Nov 16, 2023 - News

Fayetteville cost of living, in perspective

Cost-of-living index in Fayetteville, Q3 2023
Data: The Council for Community and Economic Research; Chart: Kavya Beheraj/Axios

Even though it's been feeling pricier in recent years, cost of living tends to be less expensive in Fayetteville compared to the national average, per a new analysis.

Driving the news: Each quarter, the Council for Community and Economic Research assembles a cost-of-living index designed to measure "regional differences in the cost of consumer goods and services."

  • The group's proverbial bucket includes housing, utilities, groceries, transportation, health care, and miscellaneous goods and services, and is based on spending by "professional and managerial households in the top income quintile."
  • The result: A snapshot in time useful for comparing relative costs across cities.

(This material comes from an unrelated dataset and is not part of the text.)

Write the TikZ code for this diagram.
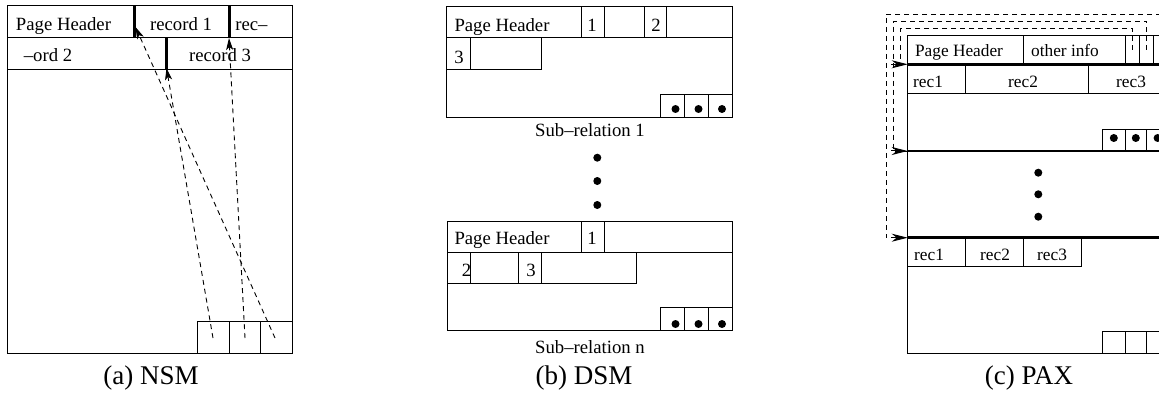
\documentclass[tikz,border=0pt]{standalone}
\usepackage{fontspec}
\setmainfont{Liberation Serif}
\usetikzlibrary{arrows.meta}
\begin{document}
\begin{tikzpicture}[x=1pt,y=-1pt,line width=1pt,
  lbl/.style={anchor=base,inner sep=0pt,font=\fontsize{18.7}{20}\selectfont},
  plbl/.style={anchor=base,inner sep=0pt,font=\fontsize{17.3}{19}\selectfont},
  capt/.style={anchor=base,inner sep=0pt,font=\fontsize{27}{30}\selectfont},
  bar/.style={line width=3pt},
  pbar/.style={line width=2.6pt},
  ptr/.style={dash pattern=on 5pt off 4pt,line width=0.9pt},
  nsmtip/.style={-{Stealth[length=12pt,width=7pt,inset=3pt]}},
  paxtip/.style={-{Stealth[length=16pt,width=8pt,inset=5pt]}},
  dot/.style={circle,fill=black,draw=none,inner sep=0pt,minimum size=8pt}
]
\useasboundingbox (0,0) rectangle (1159,393);
\clip (0,0) rectangle (1159,393);

% ---------------- (a) NSM ----------------
\draw (7,6) rectangle (292.7,353.3);
\draw (7,37.7) -- (292.7,37.7);
\draw (7,69.3) -- (292.7,69.3);
\draw[bar] (134,6) -- (134,37.7);
\draw[bar] (229,6) -- (229,37.7);
\draw[bar] (166,37.7) -- (166,69.3);
\draw (197,321.7) rectangle (292.7,353.3);
\draw (229,321.7) -- (229,353.3);
\draw (260.7,321.7) -- (260.7,353.3);
\node[lbl] (aph) at (63.5,30.7) {Page Header};
\node[lbl] (ar1) at (181,30.7) {record 1};
\node[lbl] (arc) at (251.5,30.7) {rec–};
\node[lbl] (aod) at (48,61.7) {–ord 2};
\node[lbl] (ar3) at (220,61.7) {record 3};
\coordinate (s1) at (213,338);
\coordinate (s2) at (245,338);
\coordinate (s3) at (275,338);
\coordinate (t1) at (135.5,27);
\coordinate (t2) at (229,38);
\coordinate (t3) at (166.5,68);
\draw[ptr,nsmtip] (s3) -- (t1);
\draw[ptr,nsmtip] (s2) -- (t2);
\draw[ptr,nsmtip] (s1) -- (t3);
\node[capt] (capa) at (151,384) {(a) NSM};

% ---------------- (b) DSM ----------------
% sub-relation 1
\draw (446.7,6.7) rectangle (732,117.7);
\draw (446.7,37.7) -- (732,37.7);
\foreach \x in {581.7,604,644,666.7} \draw (\x,6.7) -- (\x,37.7);
\draw (470,37.7) -- (470,70);
\draw (446.7,70) -- (541.7,70) -- (541.7,37.7);
\draw (660,94.3) rectangle (732,117.7);
\draw (684,94.3) -- (684,117.7);
\draw (708,94.3) -- (708,117.7);
\node[dot] (d1a) at (675.5,109) {};
\node[dot] (d1b) at (698.5,109) {};
\node[dot] (d1c) at (722,109) {};
\node[lbl] (bph1) at (502,31.7) {Page Header};
\node[lbl] (b11) at (592,31.7) {1};
\node[lbl] (b12) at (656,31.7) {2};
\node[lbl] (b13) at (459,63.3) {3};
\node[lbl] (sr1) at (590,137) {Sub–relation 1};
\node[dot] (vd1) at (597.3,157.7) {};
\node[dot] (vd2) at (597.3,181) {};
\node[dot] (vd3) at (597.3,205) {};
% sub-relation n
\draw (447,221) rectangle (732,330.7);
\draw (447,252.3) -- (732,252.3);
\foreach \x in {581.7,604.7} \draw (\x,221) -- (\x,252.3);
\foreach \x in {470,518,541.7} \draw (\x,252.3) -- (\x,283.7);
\draw (447,283.7) -- (636.7,283.7) -- (636.7,252.3);
\draw (660,307.3) rectangle (732,330.7);
\draw (684,307.3) -- (684,330.7);
\draw (708,307.3) -- (708,330.7);
\node[dot] (d2a) at (675.5,324) {};
\node[dot] (d2b) at (698.5,324) {};
\node[dot] (d2c) at (722,324) {};
\node[lbl] (bph2) at (502,244.3) {Page Header};
\node[lbl] (b21) at (592,244.3) {1};
\node[lbl] (b22) at (466.5,276.7) {2};
\node[lbl] (b23) at (531,276.7) {3};
\node[lbl] (srn) at (590,353) {Sub–relation n};
\node[capt] (capb) at (584,384) {(b) DSM};

% ---------------- (c) PAX ----------------
\draw (1175,36) -- (907.7,36) -- (907.7,353.3) -- (1175,353.3);
\foreach \x in {1023.3,1125,1139.3,1153.3,1167.5} \draw (\x,36) -- (\x,64.3);
\draw (907.7,93.3) -- (1175,93.3);
\foreach \x in {965.7,1088.3} \draw (\x,64.3) -- (\x,93.3);
\draw (1102.7,151) -- (1102.7,130) -- (1175,130);
\foreach \x in {1125,1146.7,1168.5} \draw (\x,130) -- (\x,151);
\node[dot] (pd1) at (1113.8,138) {};
\node[dot] (pd2) at (1135.8,138) {};
\node[dot] (pd3) at (1157.6,138) {};
\draw (907.7,266.7) -- (1081.7,266.7) -- (1081.7,237.7);
\foreach \x in {965.7,1023.3} \draw (\x,237.7) -- (\x,266.7);
\draw (1102.7,353.3) -- (1102.7,331.7) -- (1175,331.7);
\foreach \x in {1125,1146.7,1168.5} \draw (\x,331.7) -- (\x,353.3);
\draw[pbar] (907.7,64.3) -- (1175,64.3);
\draw[pbar] (907.7,151) -- (1175,151);
\draw[pbar] (907.7,237.7) -- (1175,237.7);
\node[dot] (pv1) at (1038.3,172.7) {};
\node[dot] (pv2) at (1038.3,194.3) {};
\node[dot] (pv3) at (1038.3,216.7) {};
\node[plbl] (cph) at (959,56.7) {Page Header};
\node[plbl] (coi) at (1065,56.7) {other info};
\node[plbl] (cr1) at (928,87.3) {rec1};
\node[plbl] (cr2) at (1023,87.3) {rec2};
\node[plbl] (cr3) at (1131,87.3) {rec3};
\node[plbl] (cb1) at (929,260) {rec1};
\node[plbl] (cb2) at (995,260) {rec2};
\node[plbl] (cb3) at (1052,260) {rec3};
% pointers
\coordinate (p1s) at (1132.3,50);
\coordinate (p2s) at (1146.7,50);
\coordinate (p3s) at (1161,50);
\coordinate (p1e) at (907.7,64.3);
\coordinate (p2e) at (907.7,151);
\coordinate (p3e) at (907.7,237.7);
\draw[ptr] (p1s) -- (1132.3,28.3) -- (900.7,28.3) -- (900.7,64.3) -- (p1e);
\draw[ptr] (p2s) -- (1146.7,21) -- (893.3,21) -- (893.3,151) -- (p2e);
\draw[ptr] (p3s) -- (1161,14) -- (886,14) -- (886,237.7) -- (p3e);
\draw[paxtip] (891,64.3) -- (p1e);
\draw[paxtip] (891,151) -- (p2e);
\draw[paxtip] (891,237.7) -- (p3e);
\node[capt] (capc) at (1029,384) {(c) PAX};
\end{tikzpicture}
\end{document}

The intrigue: Costs in Fayetteville were lower than the national average in every category except miscellaneous goods and services.

Of note: The data represents Fayetteville city limits, and it was the only one of our cities to be analyzed. Areas included in the survey had organizations that volunteered to participate.

How it works: An index value of 100 represents the national average cost of living across 269 cities.

  • If a city has a value over 100, its cost of living is higher than average. Under 100, lower than average.

By the numbers: Fayetteville's cost-of-living index value, as of the third quarter of 2023: 92.1.

The big picture: Goods and services tend to be more expensive in U.S. cities along the Atlantic and Pacific coasts as compared to inland areas.

Among cities with more than 100,000 residents, Honolulu (179.2), San Jose (171.3) and San Francisco (169.5) had the country's highest relative cost of living as of Q3 2023.

  • Residents of McAllen, Texas (80.2); Augusta, Georgia (82.8); and Amarillo, Texas (84.4) were enjoying the lowest cost of living.

Of note: Because the list of participating cities changes each quarter, the cost-of-living index can't be used to measure inflation — but other indicators suggest that higher prices are certainly sticking around.